Иначе говоря, термины родства – это карта, где расчерчена система прав и обязанностей между людьми (Артёмова, 2009, с. 307). И от культуры к культуре конкретное содержание этой карты варьирует, не являясь абсолютным, заданным от природы, биологически обусловленным. Родство – вещь социальная, культурно заданная. Родство – в наших головах.
Конечно, не каждому будет понятен такой подход к проблеме и многими даже отвергнут – уж больно сильны у масс представления о "зове крови". Лично мне же не составило трудностей прийти к пониманию условности родства ещё в юности, когда, с одной стороны, регулярные конфликты со старшим братом, а с другой, регулярные же требования мамы в чём-то ему помочь, непременно вызывали моё возмущение.
– Почему я должен ему помогать?! – выпаливал я.
– Потому что он твой брат! – наливалась багрянцем мама.
– И что это значит? «Брат» – это всего лишь слово!
– Это значит, что вы вышли из одного места, и в вас бежит одна кровь!
– И всё это должно придать мне мотивации?! – не мог я не прыснуть со смеху.
Да, ещё в юности я понял, что ничто не делает людей такими беспомощными, как расспросы об элементарных вещах, лежащих в основе их поведения и всей жизни в целом.

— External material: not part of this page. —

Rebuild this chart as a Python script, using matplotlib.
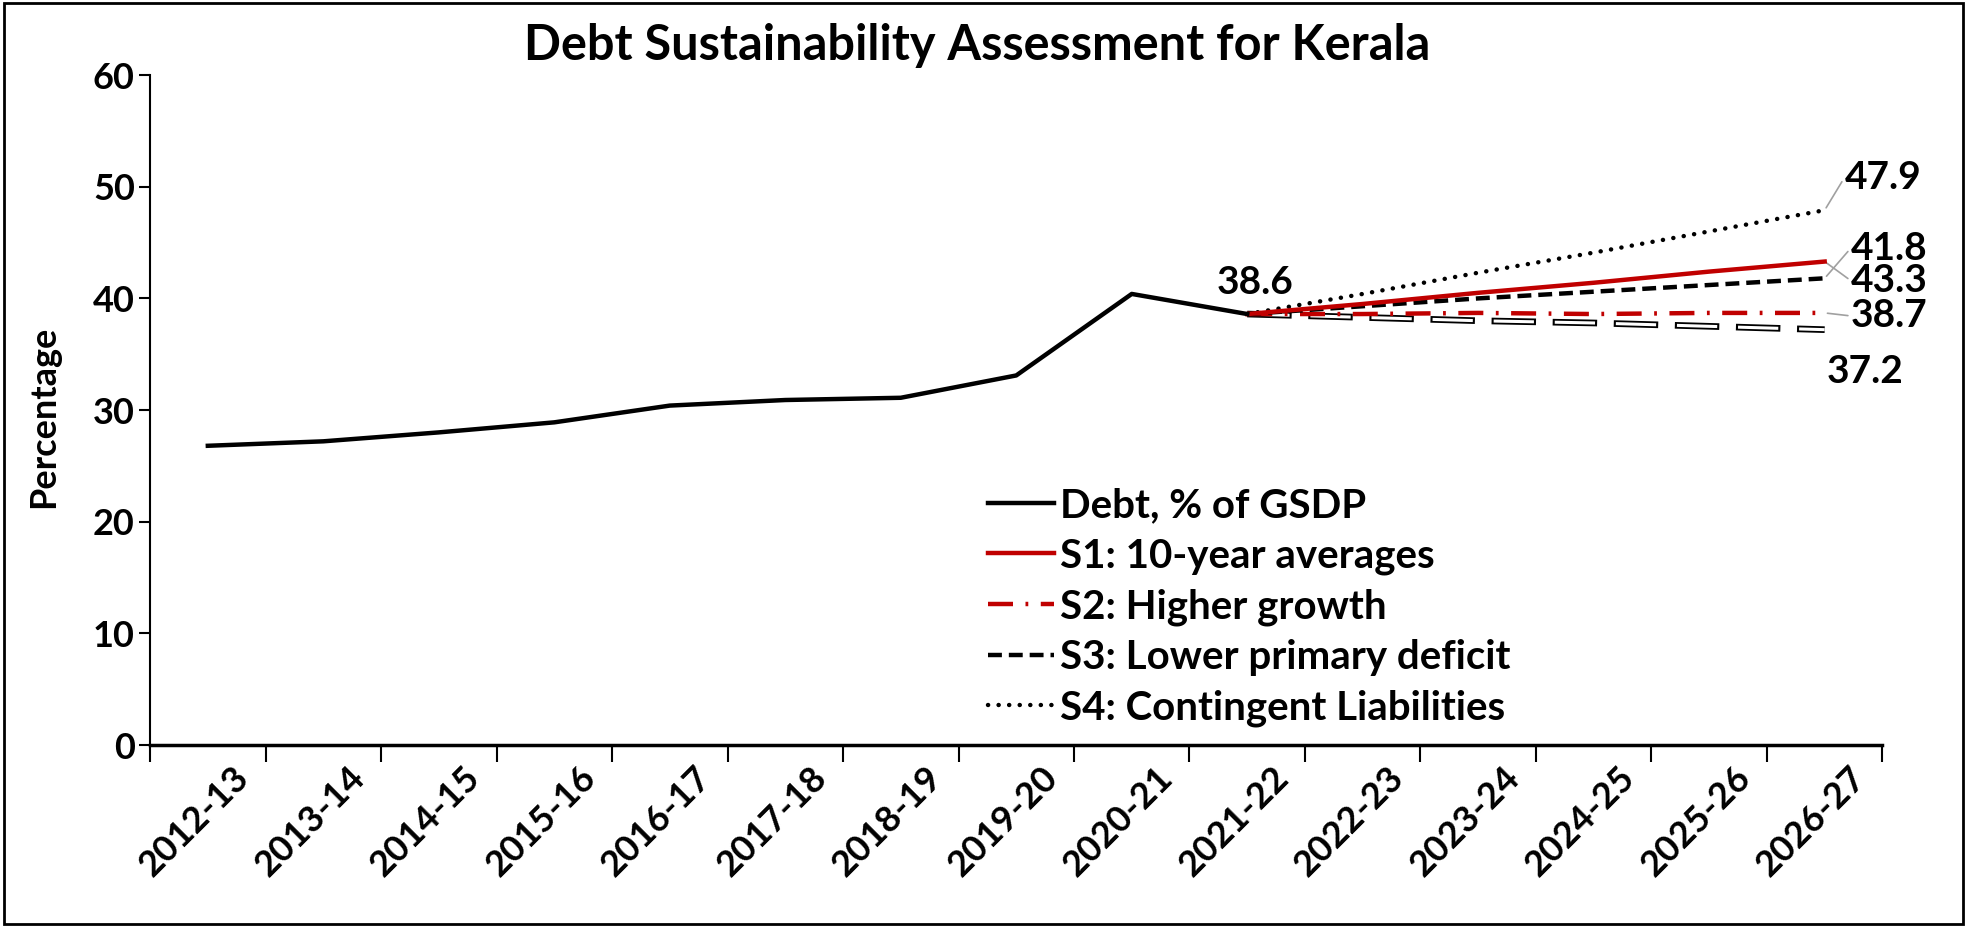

Приходя к такому расширенному пониманию родства (как системы координат социальных прав и обязанностей), исследователи невольно задумываются, что неплохо было бы теперь как-то переименовать это явление, которое мы так привыкли связывать исключительно с биологией (Юссен, с. 88). Учёные предлагают разные варианты. Например, термин «связанность» (relatedness) избавлен от намёков на биологию и потому способен охватить гораздо более широкий спектр связей между людьми, чем привычное нам «родство» (Эриксен, с. 159; Carsten, 2000, p. 4). Или акцент на личных чувствах позволяет смотреть на родство как на результат привязанности (Бутинов, с. 161), что позволяет заменить его именно этим термином. В обоих случаях ключевым выступает термин «связь» – на любом её основании.